Based on the hostility we experienced in 2018, we agreed that we would need a group larger than 50 lesbians and women allies for our security. After an evaluation of what we would need to do for our safety and security, we decided that making an effective lesbian feminist presence wasn’t possible at the Vancouver Dyke March.
DYKE MARCH VANCOUVER 2020
While the pandemic has brought a whole new set of challenges for lesbians and other women around the world, it opened new possibilities to reclaim the Vancouver Dyke March for lesbians. Obviously, we couldn’t hold a gathering or do a march.
Instead, we created an art installation of lesbians in McSpadden park in East Vancouver, the normal starting point of the Dyke March. We did this to claim the Dyke March as ours and for lesbians. Our installation featured pictures and names of over 50 lesbians activists past and present. We included our website in the display to increase our visibility to those who agree with us, want to support us, or join us.

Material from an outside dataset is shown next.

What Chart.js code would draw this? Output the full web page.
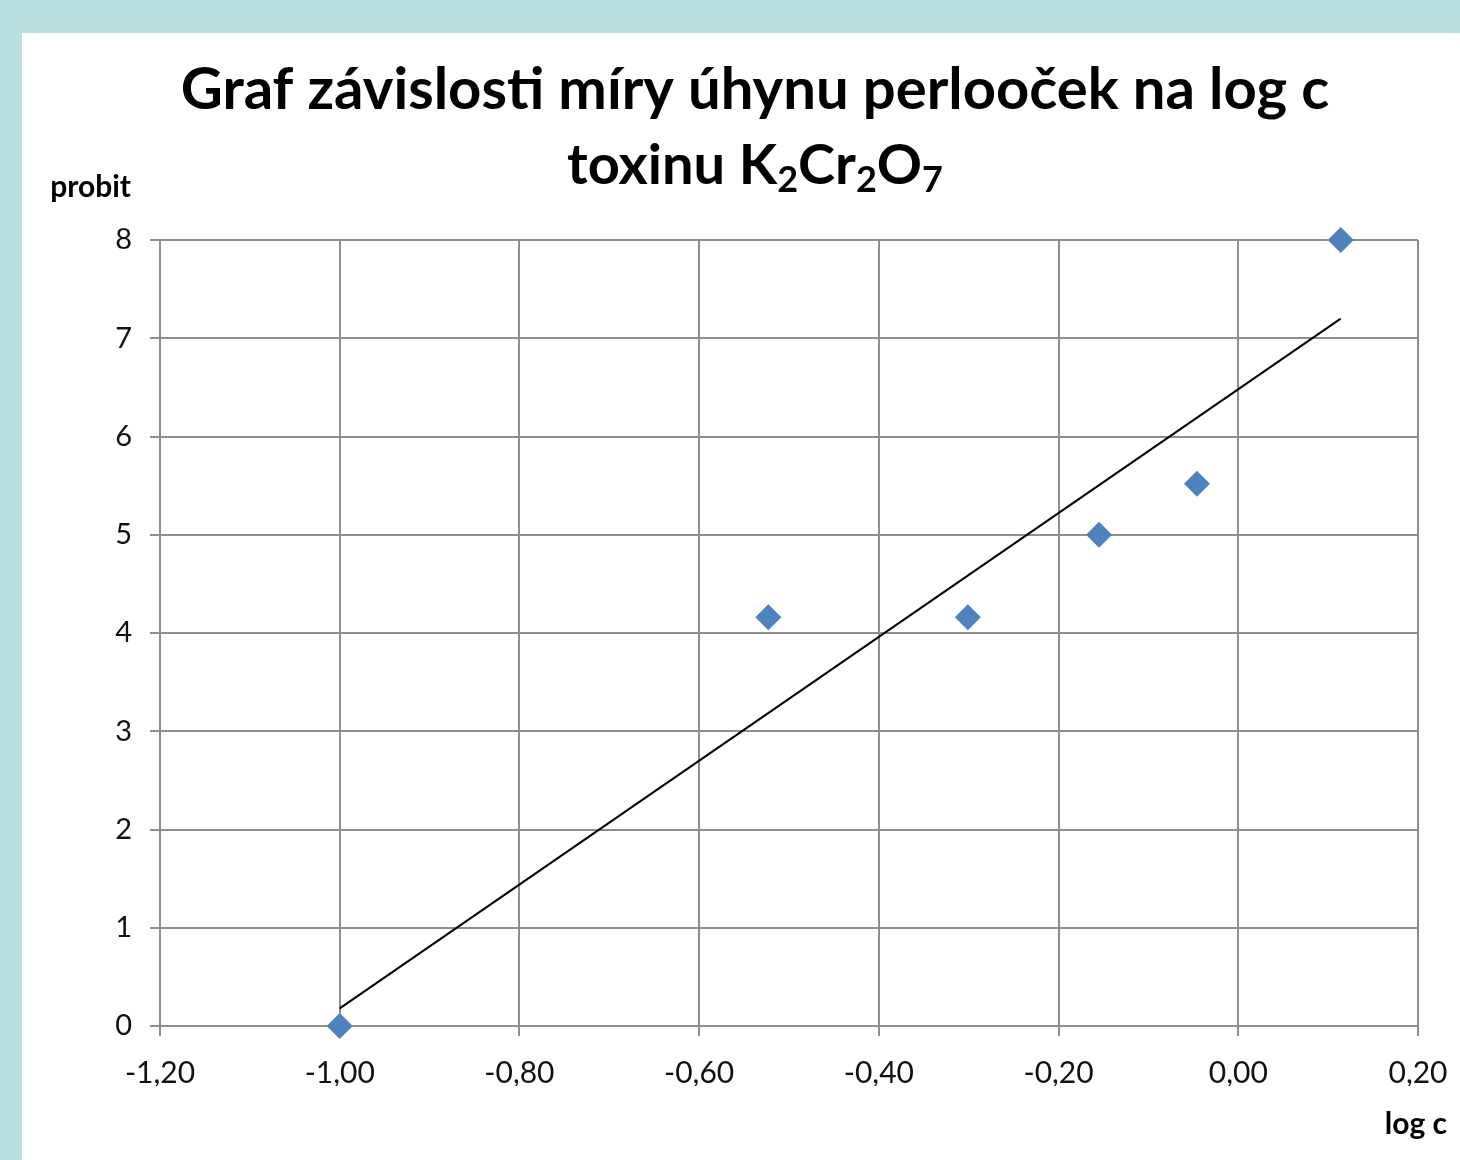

Over a week, the installation largely remained up along the park fence. The words Dyke March 2020 were removed quickly as was the name of our group, but not before we received several appreciative emails from lesbians who passed by. A few of the lesbian activists were also taken down, particularly those who are gender critical. However, the installation also received a lot of attention from many people passing by who likely hadn’t heard of many of the fantastic lesbians we featured. We made a video of our installation so that it can live on forever. Lesbians will never be erased!
Virtual Dyke march 2020
Lesbians from Vancouver and beyond joined the our virtual Dyke March. Together, even while we are at least 6 feet apart!